A Continuation of Management by Other Means

On Reihan’s recommendation, I read Stephen Biddle’s tentative, diffident, hedged defense of the war in Afghanistan, in which he admits that continuing our counterinsurgency campaign in the Hindu Kush is not an easy case to make (hence the old “title phrased as a question” cop-out). Biddle, senior fellow for defense policy at the CFR, says “the war is a close call on the merits,” but follows that with perhaps the least stirring call to arms in recorded history: “failure is not inevitable.”

I’m willing to accept that we need a class of civilian military analysts along with our political leaders (to whom we assign moral responsibility for the exercise of power) and our military (whom we expect, rightly, to complete the mission they are given). I’ll accept for the moment that the complexity of modern security demands a special technocratic layer between warriors and their political leaders. Even so, is it too much to ask the academics of war to pay lip service to the unique moral burden of military decisions? To regard casualties as more than a political obstacle?
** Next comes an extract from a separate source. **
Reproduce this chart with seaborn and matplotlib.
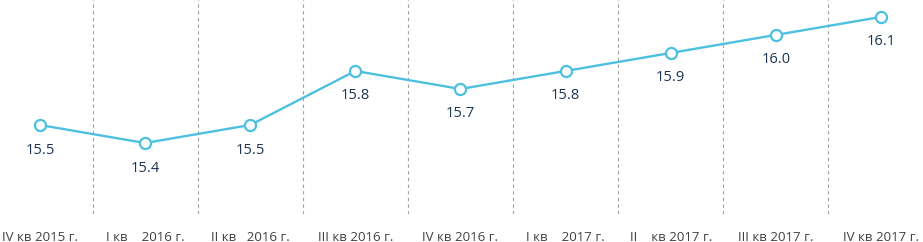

If arguing for your war of choice involves all of the following: describing it as “costly, risky and worth waging—but only barely so;” calculating “a net cost-benefit calculus perilously close to a wash;” resigning yourself to “a war whose merits skirt the margin of being worthwhile;” eschewing “clarion calls to great sacrifice for transcendent purpose;” you do not actually have a case for war. You have a policy proposal. I hope that our politicians and our generals alike can tell the difference.